### WHAT IS EXPECTED
Starting from the top of the material, restate each line exactly until the line that contains "plt.rcParams['font.family'] = ['Liberation", which is also copied. Pictures are excluded.

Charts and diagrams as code
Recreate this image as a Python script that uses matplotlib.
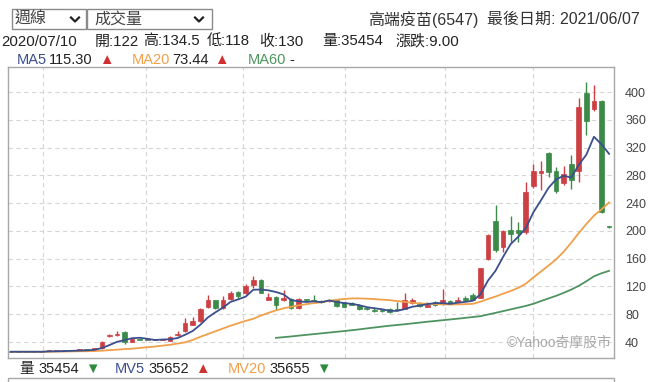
import numpy as np
import matplotlib
matplotlib.use('Agg')
import matplotlib.pyplot as plt
from matplotlib.patches import Rectangle
from matplotlib.lines import Line2D

plt.rcParams['font.family'] = ['Liberation Sans', 'Noto Sans CJK TC', 'DejaVu Sans']

# 週K資料 (由左至右)
opens = [26, 26, 26, 26, 26, 27, 27, 27, 27.5, 28,
         28.5, 29, 31, 48, 50, 55, 40.5, 44, 43, 43,
         43, 42, 50, 56, 65, 70, 90, 100, 89, 102,
         112, 110, 122, 129, 101, 105, 100, 102, 89, 101,
         101, 99, 99, 100, 97, 96, 94, 89, 85, 85,
         88, 88, 88, 96, 96, 91, 97, 95, 99, 97,
         104, 107, 104, 160, 214, 177, 201, 201, 198, 264,
         284, 312, 286, 269, 297, 286, 398, 375, 387, 206]
closes = [26, 26, 26, 26, 26, 28.5, 27.6, 27, 28.5, 28.5,
          28, 31, 40.5, 50, 52, 40, 45, 43.5, 43, 43.2,
          43.5, 47, 52, 67, 70, 88, 100, 89, 101, 111,
          106, 120, 130, 111, 105, 94, 103, 89, 102, 100,
          99, 97, 101, 92, 91, 94, 87, 87, 84, 84,
          83, 86, 100, 101, 92, 94, 93, 100, 96, 100,
          100, 101, 146, 194, 172, 200, 195, 197, 256, 286,
          286, 285, 258, 282, 273, 378, 358, 387, 227, 205]
highs = [26, 26, 26, 26, 26, 29, 28, 27.5, 29, 29.5,
         29, 31.5, 41, 52, 56, 56, 46, 44.5, 43.5, 43.5,
         44, 48, 56, 75, 76, 89, 107, 101, 106, 113,
         114, 124, 134.5, 131, 111, 106, 115, 103, 103, 102,
         108, 100, 102, 102, 98, 97, 95, 90, 90, 86,
         89, 97, 111, 104, 97, 97, 99, 117, 101, 105,
         106, 110, 146, 196, 237, 201, 221, 213, 270, 297,
         300, 314, 292, 293, 310, 392, 414, 410, 388, 207]
lows = [26, 26, 26, 26, 26, 26.5, 27, 26.5, 27, 27.5,
        27.5, 28.5, 30, 47, 49, 37, 40, 43, 42.5, 42.5,
        43, 41, 49, 55, 64, 69, 89, 88, 88, 100,
        104, 109, 118, 110, 100, 86, 99, 88, 88, 99,
        98, 96, 98, 91, 90, 93, 86, 86, 83, 83,
        82, 85, 87, 95, 91, 90, 92, 94, 95, 96,
        99, 100, 103, 158, 170, 170, 184, 184, 196, 262,
        259, 278, 255, 266, 261, 270, 338, 372, 226, 204]

ma5 = [26, 26, 26, 26, 26, 26.5, 26.7, 26.9, 27.3, 27.7,
       28, 28.7, 31.3, 35.6, 40.3, 42.7, 45.5, 46.1, 44.7, 42.9,
       43.6, 44, 45.7, 50.5, 55.9, 64.8, 75.4, 82.8, 89.6, 97.8,
       101.4, 105.4, 115.3, 115.6, 114.4, 112, 108.6, 100.4, 98.6, 97.6,
       98.6, 97.4, 99.8, 97.8, 96, 95, 93, 90.2, 88.6, 87.2,
       85, 84.8, 87.4, 90.8, 92.4, 94.6, 96, 96, 95, 96.6,
       97.8, 99.4, 108.6, 128.4, 142.6, 162.6, 181, 191.6, 204, 226.8,
       244, 262, 274.2, 279.4, 276.8, 295.2, 309.8, 335.6, 324.6, 311]
ma20 = [26, 26, 26, 26, 26, 26, 26.2, 26.3, 26.5, 26.7,
        26.8, 27, 27.5, 28.3, 29, 29.8, 30.5, 31.5, 32.5, 33.5,
        34.8, 36, 37.8, 39.5, 43, 47.5, 51.5, 55.5, 59.5, 63.5,
        67, 70.5, 73.44, 78, 82, 85.5, 88.5, 90.8, 92.8, 94.5,
        96, 97.3, 99.3, 100.8, 102, 102.8, 102.8, 102.4, 101.8, 101,
        100.3, 99, 97.8, 96.5, 95.5, 95, 94.6, 94.3, 94, 94.2,
        94.5, 95, 98, 102, 105.5, 109.6, 113.5, 118, 124, 133,
        141.5, 150, 159, 170, 183, 197, 210, 222, 231, 241]
ma60 = [np.nan] * 35 + [
        46, 47, 48, 49.2, 50.3,
        51.4, 52.5, 53.6, 54.7, 55.8, 57, 58.2, 59.6, 60.9, 62.2,
        63.5, 64.5, 65.6, 66.8, 68, 69.2, 70.3, 71.4, 72.5, 73.6,
        74.8, 76, 77.2, 79.6, 82, 84.5, 87, 89.5, 92, 95,
        99, 102.8, 106.5, 110.8, 115.5, 121, 127.5, 134.6, 139, 142.5]

y_ticks = [40, 80, 120, 160, 200, 240, 280, 320, 360, 400]
quarter_lines = [4.2, 17.8, 30.6, 44.1, 57.3, 68.9]  # 季度分隔

W, H = 656, 382
RED, GREEN, GRAY = '#cc3f42', '#3b8a47', '#666666'
C_MA5, C_MA20, C_MA60 = '#3a4f8c', '#f0a04a', '#4f9460'
TXT = '#222222'


def fx(x):
    return x / W


def fy(y):
    return 1 - y / H


fig = plt.figure(figsize=(W / 100, H / 100), dpi=100)
renderer = fig.canvas.get_renderer()


def text_run(x0, y, pieces, size):
    # 依序排列文字, gap 為與前一段的間距(px)
    x = x0
    for s, col, gap in pieces:
        x += gap
        t = fig.text(fx(x), fy(y), s, ha='left', va='center', fontsize=size, color=col)
        x = t.get_window_extent(renderer).x1


ax = fig.add_axes([fx(8), fy(358), 606 / W, 291 / H])

x = np.arange(len(closes))
o = np.array(opens)
c = np.array(closes)
cols = [RED if cc > oo else (GREEN if cc < oo else GRAY) for oo, cc in zip(o, c)]
bottoms = np.minimum(o, c)
heights = np.maximum(np.abs(c - o), 1.5)

ax.vlines(x, lows, highs, colors=cols, lw=1, zorder=2)
ax.bar(x, heights, bottom=bottoms, width=0.62, color=cols, edgecolor=cols,
       lw=0.5, zorder=2)

ax.plot(x, ma60, color=C_MA60, lw=1.3, zorder=3)
ax.plot(x, ma20, color=C_MA20, lw=1.3, zorder=3)
ax.plot(x, ma5, color=C_MA5, lw=1.3, zorder=4)

ax.set_xlim(-0.4, 79.65)
ax.set_ylim(17, 436)
ax.set_xticks([])
ax.yaxis.tick_right()
ax.set_yticks(y_ticks)
ax.tick_params(axis='y', length=0, pad=8, labelsize=9, labelcolor='#444444')
for t in y_ticks:
    ax.axhline(t, color='#d6d6d6', lw=0.8, ls=(0, (4, 3)), zorder=0)
for q in quarter_lines:
    ax.axvline(q, color='#d6d6d6', lw=0.8, ls=(0, (4, 3)), zorder=0)
for s in ax.spines.values():
    s.set_color('#a8a8a8')
    s.set_linewidth(1)

ax.text(0.997, 0.052, '©Yahoo奇摩股市', transform=ax.transAxes, ha='right',
        va='center', fontsize=10, color='#a8a8a8')

# 上方選單
for x0, x1, label, lx, cx in [(12, 86, '週線', 15, 75), (87, 212, '成交量', 94, 199)]:
    fig.patches.append(Rectangle((fx(x0), fy(29)), fx(x1 - x0), (29 - 9) / H,
                                 transform=fig.transFigure, fill=False,
                                 edgecolor='#8a8a8a', lw=1))
    fig.text(fx(lx), fy(19.5), label, ha='left', va='center', fontsize=11.5,
             color='#444444')
    fig.lines.append(Line2D([fx(cx - 4), fx(cx), fx(cx + 4)], [fy(17.5), fy(21.5), fy(17.5)],
                            transform=fig.transFigure, color='#222222', lw=1.6))

fig.text(fx(368), fy(19.5), '高端疫苗(6547)', ha='left', va='center', fontsize=11.5,
         color='#333333')
fig.text(fx(487), fy(19.5), '最後日期: 2021/06/07', ha='left', va='center',
         fontsize=11.5, color='#333333')

line2 = [('2020/07/10', 1), ('開:122', 95), ('高:134.5', 143), ('低:118', 207),
         ('收:130', 259), ('量:35454', 322), ('漲跌:9.00', 395)]
for s, lx in line2:
    fig.text(fx(lx), fy(41.5), s, ha='left', va='center', fontsize=10.8, color=TXT)

# MA 圖例
text_run(17, 60, [('MA5', C_MA5, 0), ('115.30', TXT, 2), ('▲', '#d03030', 6)], 10.5)
text_run(132, 60, [('MA20', C_MA20, 0), ('73.44', TXT, 2), ('▲', '#d03030', 5)], 10.5)
text_run(248, 60, [('MA60', C_MA60, 0), ('-', TXT, 3)], 10.5)

# 成交量圖例
text_run(19, 369, [('量', TXT, 0), ('35454', TXT, 5), ('▼', '#2e8b3e', 6)], 10.5)
text_run(115, 369, [('MV5', C_MA5, 0), ('35652', TXT, 3), ('▲', '#d03030', 6)], 10.5)
text_run(228, 369, [('MV20', C_MA20, 0), ('35655', TXT, 3), ('▼', '#2e8b3e', 6)], 10.5)

# 下方成交量面板邊框
fig.patches.append(Rectangle((fx(8), fy(400)), fx(606), (400 - 378) / H,
                             transform=fig.transFigure, fill=False,
                             edgecolor='#a8a8a8', lw=1))

fig.savefig('out.png', dpi=100)
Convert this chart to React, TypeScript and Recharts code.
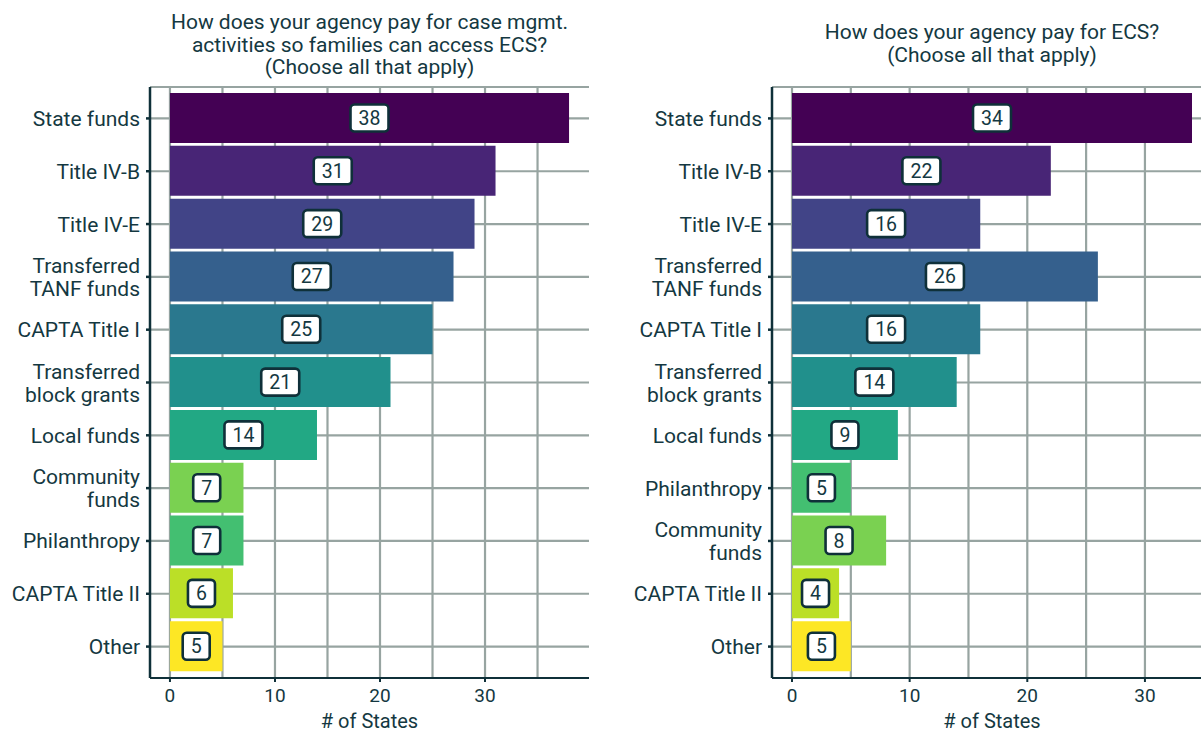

### FINAL RESULT
Recreate this image as a Python script that uses matplotlib.
import numpy as np
import matplotlib
matplotlib.use('Agg')
import matplotlib.pyplot as plt
from matplotlib.patches import Rectangle
from matplotlib.lines import Line2D

plt.rcParams['font.family'] = ['Liberation Sans', 'Noto Sans CJK TC', 'DejaVu Sans']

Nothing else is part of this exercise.